Thursday, August 5, 2010: 10:30 AM
321, David L Lawrence Convention Center
Paul J. Richardson1, Andrew S. MacDougall2, Amanda Stanley3, Thomas N. Kaye3 and Peter W. Dunwiddie4, (1)Centre for Ecosystem Resilience and Adaptation, University of Waterloo, Waterloo, ON, Canada, (2)Integrative Biology, University of Guelph, Guelph, ON, Canada, (3)Institute for Applied Ecology, Corvallis, OR, (4)School of Environmental and Forest Sciences, University of Washington, Seattle, WA
Background/Question/Methods
Knowing how stochastic and deterministic processes interactively structure biotic communities may improve ecosystem management, but a synthetic empirical understanding of how such interactions operate in different environmental contexts is lacking. We investigated whether native herbaceous oak savanna communities were limited by seed dispersal, and whether the importance of dispersal limitations depended upon the extent to which communities were dominated by exotic perennial grasses. A 5-year field experiment was conducted, comprised of seeded and not-seeded subplots nested within whole plots exposed to different disturbance treatments (including no disturbance and different combinations of mowing, burning, and herbicide application) designed to differentially reduce exotic perennial grass cover. Richness and cover of seeded species were evaluated as functions of exotic perennial grass cover, and relationships observed in seeded and not-seeded subplots were contrasted to detect how degree of dominance influenced strength of seed limitation. To determine how relationships between dominance and establishment diversity depended upon environmental context, our experiment was replicated at 10 sites spanning a 500 km latitudinal gradient. Principle Components Analysis (PCA) was employed to reduce complexity of several collinear stress/resource variables coincident with this latitudinal gradient (e.g. soil moisture, fertility). The first PCA eigenvector (termed here the Site Stress Index) was incorporated as a covariate in analysis of dominance-diversity relationships.
Results/Conclusions
Dominance by exotic perennial grasses influenced the extent to which native communities were seed-limited, but the nature of this influence varied strongly with the Site Stress Index. At moderately-stressed sites, reduction of dominance had no influence on the degree to which richness and cover of seeded species increased with seed addition. In contrast, at low-stress sites dominance-reduction enhanced the degree to which richness and cover of seeded species increased with seed addition, while at high-stress sites dominance-reduction weakened species responses to seed addition. Dominance thus appears to have divergent roles in structuring communities depending on the level of stress in the regional environment.

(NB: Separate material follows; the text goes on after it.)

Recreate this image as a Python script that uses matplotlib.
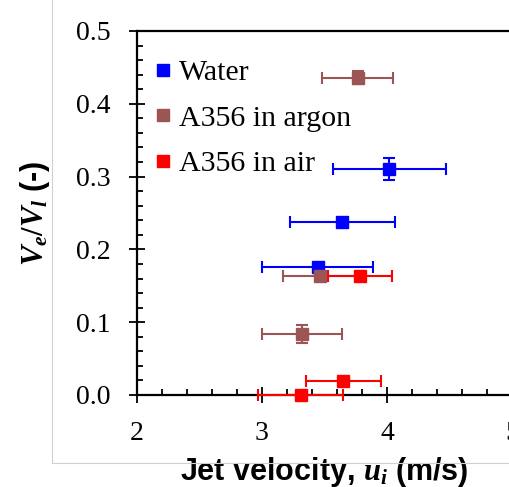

Under low-stress conditions dominant species can suppress the degree to which communities are limited by dispersal, presumably through effects of competition. However, under high-stress conditions dominant species can increase community sensitivity to immigration, presumably by ameliorating local stress levels and facilitating establishment of arriving propagules. These results suggest that management of dominant species should account for both negative and positive effects of dominance on diversity that may result from stress-mediated switching in the direction of interspecific interactions.